SET PROBLEM:
Return verbatim everything from the first line through the line that contains "29.68, 29.93, 29.95];", and stop there.

SUPPLIED DATA:

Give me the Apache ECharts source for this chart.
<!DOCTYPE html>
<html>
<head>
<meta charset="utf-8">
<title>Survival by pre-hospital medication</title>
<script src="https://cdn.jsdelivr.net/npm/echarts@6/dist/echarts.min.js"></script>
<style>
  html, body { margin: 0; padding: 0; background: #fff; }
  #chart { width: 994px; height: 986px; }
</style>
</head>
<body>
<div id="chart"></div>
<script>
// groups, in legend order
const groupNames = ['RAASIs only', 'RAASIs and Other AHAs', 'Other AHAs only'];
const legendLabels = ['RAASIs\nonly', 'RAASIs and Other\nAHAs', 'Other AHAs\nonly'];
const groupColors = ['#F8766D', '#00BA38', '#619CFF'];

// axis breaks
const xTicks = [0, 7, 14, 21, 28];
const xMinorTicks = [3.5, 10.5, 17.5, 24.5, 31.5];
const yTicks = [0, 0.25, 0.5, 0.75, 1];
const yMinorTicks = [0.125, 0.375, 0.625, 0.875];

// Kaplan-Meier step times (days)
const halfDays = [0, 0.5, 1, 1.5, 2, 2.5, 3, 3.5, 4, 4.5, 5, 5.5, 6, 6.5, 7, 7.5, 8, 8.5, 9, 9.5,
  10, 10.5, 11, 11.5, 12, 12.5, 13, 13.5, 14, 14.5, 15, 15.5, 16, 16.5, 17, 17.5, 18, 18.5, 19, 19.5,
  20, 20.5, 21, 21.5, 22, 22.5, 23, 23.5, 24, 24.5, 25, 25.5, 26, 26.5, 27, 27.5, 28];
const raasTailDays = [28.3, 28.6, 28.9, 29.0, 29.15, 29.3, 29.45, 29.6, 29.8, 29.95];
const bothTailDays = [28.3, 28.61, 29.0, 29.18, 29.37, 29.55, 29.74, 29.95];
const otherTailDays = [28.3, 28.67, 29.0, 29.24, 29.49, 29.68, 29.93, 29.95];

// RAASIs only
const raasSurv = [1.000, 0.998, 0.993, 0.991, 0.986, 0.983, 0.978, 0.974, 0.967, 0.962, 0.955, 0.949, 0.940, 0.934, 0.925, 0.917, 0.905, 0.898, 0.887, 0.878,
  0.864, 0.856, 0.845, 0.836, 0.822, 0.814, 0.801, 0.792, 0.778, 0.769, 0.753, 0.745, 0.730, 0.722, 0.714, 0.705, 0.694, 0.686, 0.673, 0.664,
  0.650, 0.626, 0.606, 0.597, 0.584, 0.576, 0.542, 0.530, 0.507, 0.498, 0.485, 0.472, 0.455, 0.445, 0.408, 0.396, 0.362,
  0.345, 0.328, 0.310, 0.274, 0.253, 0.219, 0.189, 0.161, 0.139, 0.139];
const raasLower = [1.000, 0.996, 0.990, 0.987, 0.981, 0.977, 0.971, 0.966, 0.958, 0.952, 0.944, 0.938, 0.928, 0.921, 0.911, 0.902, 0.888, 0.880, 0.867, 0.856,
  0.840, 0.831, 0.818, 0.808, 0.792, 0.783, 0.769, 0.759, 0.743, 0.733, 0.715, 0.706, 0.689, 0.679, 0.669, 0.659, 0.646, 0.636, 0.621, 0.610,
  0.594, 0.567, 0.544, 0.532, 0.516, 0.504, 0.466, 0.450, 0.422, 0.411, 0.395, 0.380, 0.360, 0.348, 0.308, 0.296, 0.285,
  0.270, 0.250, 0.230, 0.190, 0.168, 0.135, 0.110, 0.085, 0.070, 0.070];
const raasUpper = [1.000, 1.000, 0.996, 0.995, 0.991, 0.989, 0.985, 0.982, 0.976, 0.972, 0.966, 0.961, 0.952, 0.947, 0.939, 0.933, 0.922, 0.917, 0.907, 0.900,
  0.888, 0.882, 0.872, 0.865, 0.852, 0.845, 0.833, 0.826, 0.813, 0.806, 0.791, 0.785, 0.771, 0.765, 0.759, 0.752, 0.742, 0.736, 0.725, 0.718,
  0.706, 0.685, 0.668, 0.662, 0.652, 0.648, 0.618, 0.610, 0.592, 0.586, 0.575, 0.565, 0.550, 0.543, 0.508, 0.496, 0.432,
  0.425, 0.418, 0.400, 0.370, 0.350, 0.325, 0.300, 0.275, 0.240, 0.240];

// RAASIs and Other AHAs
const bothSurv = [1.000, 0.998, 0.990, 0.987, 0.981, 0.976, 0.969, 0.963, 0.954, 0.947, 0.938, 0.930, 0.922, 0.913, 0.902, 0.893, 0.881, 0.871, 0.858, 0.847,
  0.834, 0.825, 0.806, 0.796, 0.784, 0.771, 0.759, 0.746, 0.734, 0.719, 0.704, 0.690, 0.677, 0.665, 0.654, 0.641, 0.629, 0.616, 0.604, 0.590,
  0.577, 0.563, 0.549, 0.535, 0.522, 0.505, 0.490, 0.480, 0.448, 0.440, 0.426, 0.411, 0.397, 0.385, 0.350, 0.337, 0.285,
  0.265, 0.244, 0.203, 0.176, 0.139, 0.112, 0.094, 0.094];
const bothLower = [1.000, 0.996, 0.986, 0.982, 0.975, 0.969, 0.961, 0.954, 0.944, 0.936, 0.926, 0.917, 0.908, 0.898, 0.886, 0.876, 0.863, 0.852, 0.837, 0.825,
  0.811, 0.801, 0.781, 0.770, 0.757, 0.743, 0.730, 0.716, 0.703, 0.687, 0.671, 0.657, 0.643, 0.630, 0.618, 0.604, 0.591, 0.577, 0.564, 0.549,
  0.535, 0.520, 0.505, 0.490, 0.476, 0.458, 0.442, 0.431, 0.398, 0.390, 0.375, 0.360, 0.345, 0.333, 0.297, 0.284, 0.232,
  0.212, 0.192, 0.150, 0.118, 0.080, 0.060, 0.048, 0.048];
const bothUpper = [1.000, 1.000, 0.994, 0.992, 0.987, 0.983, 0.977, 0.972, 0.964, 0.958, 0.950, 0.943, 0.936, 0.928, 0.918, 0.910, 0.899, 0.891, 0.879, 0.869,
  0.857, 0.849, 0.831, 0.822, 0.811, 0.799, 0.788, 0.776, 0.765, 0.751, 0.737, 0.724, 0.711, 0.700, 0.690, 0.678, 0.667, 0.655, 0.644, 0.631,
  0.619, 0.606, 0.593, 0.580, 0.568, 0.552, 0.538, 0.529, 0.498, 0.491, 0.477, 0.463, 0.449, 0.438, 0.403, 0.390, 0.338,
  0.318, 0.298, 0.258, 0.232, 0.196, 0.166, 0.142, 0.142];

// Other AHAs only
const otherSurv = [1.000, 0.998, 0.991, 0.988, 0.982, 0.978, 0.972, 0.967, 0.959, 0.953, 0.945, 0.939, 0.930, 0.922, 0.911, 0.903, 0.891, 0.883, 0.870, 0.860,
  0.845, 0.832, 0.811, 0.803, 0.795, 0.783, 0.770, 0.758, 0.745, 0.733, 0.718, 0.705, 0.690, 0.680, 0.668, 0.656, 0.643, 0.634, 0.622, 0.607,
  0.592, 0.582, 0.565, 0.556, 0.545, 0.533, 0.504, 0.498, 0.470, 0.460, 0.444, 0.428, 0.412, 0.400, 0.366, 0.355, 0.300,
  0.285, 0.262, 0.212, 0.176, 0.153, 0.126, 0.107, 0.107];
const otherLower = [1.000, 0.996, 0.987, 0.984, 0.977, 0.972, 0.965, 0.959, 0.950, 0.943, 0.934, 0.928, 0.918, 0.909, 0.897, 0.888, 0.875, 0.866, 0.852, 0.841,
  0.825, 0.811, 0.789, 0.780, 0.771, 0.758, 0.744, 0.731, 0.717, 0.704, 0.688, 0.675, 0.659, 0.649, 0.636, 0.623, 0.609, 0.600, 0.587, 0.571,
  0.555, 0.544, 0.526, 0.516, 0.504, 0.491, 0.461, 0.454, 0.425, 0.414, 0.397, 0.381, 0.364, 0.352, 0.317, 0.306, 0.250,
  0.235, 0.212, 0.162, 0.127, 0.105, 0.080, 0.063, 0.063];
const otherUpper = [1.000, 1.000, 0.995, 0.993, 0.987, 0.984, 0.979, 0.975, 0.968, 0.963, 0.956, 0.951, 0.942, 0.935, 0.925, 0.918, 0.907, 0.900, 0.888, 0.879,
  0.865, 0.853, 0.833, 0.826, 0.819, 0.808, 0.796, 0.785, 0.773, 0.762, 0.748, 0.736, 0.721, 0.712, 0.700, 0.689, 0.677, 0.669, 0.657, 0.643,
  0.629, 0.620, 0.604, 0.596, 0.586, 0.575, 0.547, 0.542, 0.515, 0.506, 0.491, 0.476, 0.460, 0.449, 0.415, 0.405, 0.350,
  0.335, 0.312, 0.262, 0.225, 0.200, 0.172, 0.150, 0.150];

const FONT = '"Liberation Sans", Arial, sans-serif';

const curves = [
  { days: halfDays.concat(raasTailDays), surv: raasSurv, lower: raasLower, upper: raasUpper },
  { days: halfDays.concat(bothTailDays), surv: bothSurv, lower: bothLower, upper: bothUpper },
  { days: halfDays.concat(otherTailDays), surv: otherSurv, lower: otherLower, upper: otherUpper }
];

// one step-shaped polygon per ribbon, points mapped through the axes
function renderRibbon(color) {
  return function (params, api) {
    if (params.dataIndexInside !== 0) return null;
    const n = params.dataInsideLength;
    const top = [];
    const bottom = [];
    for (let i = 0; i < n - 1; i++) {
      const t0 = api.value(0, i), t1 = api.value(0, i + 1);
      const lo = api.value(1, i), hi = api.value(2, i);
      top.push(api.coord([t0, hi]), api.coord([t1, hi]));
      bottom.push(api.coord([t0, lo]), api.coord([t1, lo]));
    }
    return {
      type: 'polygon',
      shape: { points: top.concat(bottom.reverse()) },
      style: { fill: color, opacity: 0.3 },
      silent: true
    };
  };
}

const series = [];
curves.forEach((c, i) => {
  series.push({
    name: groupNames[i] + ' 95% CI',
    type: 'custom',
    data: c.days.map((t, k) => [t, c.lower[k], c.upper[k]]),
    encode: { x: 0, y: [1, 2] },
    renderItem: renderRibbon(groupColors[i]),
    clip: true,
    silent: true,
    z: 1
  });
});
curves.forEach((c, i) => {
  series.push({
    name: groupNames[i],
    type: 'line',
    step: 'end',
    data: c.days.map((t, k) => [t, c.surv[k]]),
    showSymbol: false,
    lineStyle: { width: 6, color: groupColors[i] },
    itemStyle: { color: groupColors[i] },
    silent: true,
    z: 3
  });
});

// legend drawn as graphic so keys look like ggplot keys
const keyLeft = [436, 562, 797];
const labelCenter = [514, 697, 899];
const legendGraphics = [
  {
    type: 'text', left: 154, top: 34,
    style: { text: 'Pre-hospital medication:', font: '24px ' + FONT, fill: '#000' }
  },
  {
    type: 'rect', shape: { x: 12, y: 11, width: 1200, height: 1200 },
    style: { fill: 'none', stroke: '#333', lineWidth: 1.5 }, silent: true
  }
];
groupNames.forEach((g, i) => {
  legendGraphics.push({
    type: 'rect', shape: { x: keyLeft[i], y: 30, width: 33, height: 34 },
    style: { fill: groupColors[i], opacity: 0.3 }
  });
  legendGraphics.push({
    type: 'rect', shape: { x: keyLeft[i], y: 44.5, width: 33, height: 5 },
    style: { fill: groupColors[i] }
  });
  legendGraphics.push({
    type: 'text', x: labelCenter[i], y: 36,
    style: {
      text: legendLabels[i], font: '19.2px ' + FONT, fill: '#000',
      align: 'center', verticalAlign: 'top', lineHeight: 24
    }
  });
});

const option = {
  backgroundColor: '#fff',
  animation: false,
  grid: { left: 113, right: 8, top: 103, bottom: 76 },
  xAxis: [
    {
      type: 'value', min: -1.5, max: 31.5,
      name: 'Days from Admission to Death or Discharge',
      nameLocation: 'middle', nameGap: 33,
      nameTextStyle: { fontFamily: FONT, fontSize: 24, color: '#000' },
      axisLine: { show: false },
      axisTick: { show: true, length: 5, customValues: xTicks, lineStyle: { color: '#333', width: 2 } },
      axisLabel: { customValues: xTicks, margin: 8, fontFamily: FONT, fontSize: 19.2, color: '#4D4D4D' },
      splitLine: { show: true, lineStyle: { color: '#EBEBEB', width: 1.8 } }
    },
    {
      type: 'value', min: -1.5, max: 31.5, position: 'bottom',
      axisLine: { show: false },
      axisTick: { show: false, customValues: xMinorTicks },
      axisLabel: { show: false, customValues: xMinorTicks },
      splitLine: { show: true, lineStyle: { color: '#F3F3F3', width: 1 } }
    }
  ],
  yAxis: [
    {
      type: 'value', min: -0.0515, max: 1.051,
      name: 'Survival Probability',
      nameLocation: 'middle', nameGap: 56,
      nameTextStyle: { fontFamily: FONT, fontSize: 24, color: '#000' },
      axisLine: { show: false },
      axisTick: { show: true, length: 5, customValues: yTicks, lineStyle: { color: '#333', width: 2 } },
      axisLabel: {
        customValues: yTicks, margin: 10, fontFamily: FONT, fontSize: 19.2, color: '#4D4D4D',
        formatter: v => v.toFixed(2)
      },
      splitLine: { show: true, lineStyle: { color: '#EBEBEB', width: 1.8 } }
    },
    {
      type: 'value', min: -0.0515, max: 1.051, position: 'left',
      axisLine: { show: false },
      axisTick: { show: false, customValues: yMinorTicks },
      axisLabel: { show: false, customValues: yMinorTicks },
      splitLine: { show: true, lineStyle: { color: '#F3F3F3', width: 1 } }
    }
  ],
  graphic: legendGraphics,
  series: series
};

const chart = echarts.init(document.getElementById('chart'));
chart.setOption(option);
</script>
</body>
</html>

EXERCISE ANSWER:
Give me the Apache ECharts source for this chart.
<!DOCTYPE html>
<html>
<head>
<meta charset="utf-8">
<title>Survival by pre-hospital medication</title>
<script src="https://cdn.jsdelivr.net/npm/echarts@6/dist/echarts.min.js"></script>
<style>
  html, body { margin: 0; padding: 0; background: #fff; }
  #chart { width: 994px; height: 986px; }
</style>
</head>
<body>
<div id="chart"></div>
<script>
// groups, in legend order
const groupNames = ['RAASIs only', 'RAASIs and Other AHAs', 'Other AHAs only'];
const legendLabels = ['RAASIs\nonly', 'RAASIs and Other\nAHAs', 'Other AHAs\nonly'];
const groupColors = ['#F8766D', '#00BA38', '#619CFF'];

// axis breaks
const xTicks = [0, 7, 14, 21, 28];
const xMinorTicks = [3.5, 10.5, 17.5, 24.5, 31.5];
const yTicks = [0, 0.25, 0.5, 0.75, 1];
const yMinorTicks = [0.125, 0.375, 0.625, 0.875];

// Kaplan-Meier step times (days)
const halfDays = [0, 0.5, 1, 1.5, 2, 2.5, 3, 3.5, 4, 4.5, 5, 5.5, 6, 6.5, 7, 7.5, 8, 8.5, 9, 9.5,
  10, 10.5, 11, 11.5, 12, 12.5, 13, 13.5, 14, 14.5, 15, 15.5, 16, 16.5, 17, 17.5, 18, 18.5, 19, 19.5,
  20, 20.5, 21, 21.5, 22, 22.5, 23, 23.5, 24, 24.5, 25, 25.5, 26, 26.5, 27, 27.5, 28];
const raasTailDays = [28.3, 28.6, 28.9, 29.0, 29.15, 29.3, 29.45, 29.6, 29.8, 29.95];
const bothTailDays = [28.3, 28.61, 29.0, 29.18, 29.37, 29.55, 29.74, 29.95];
const otherTailDays = [28.3, 28.67, 29.0, 29.24, 29.49, 29.68, 29.93, 29.95];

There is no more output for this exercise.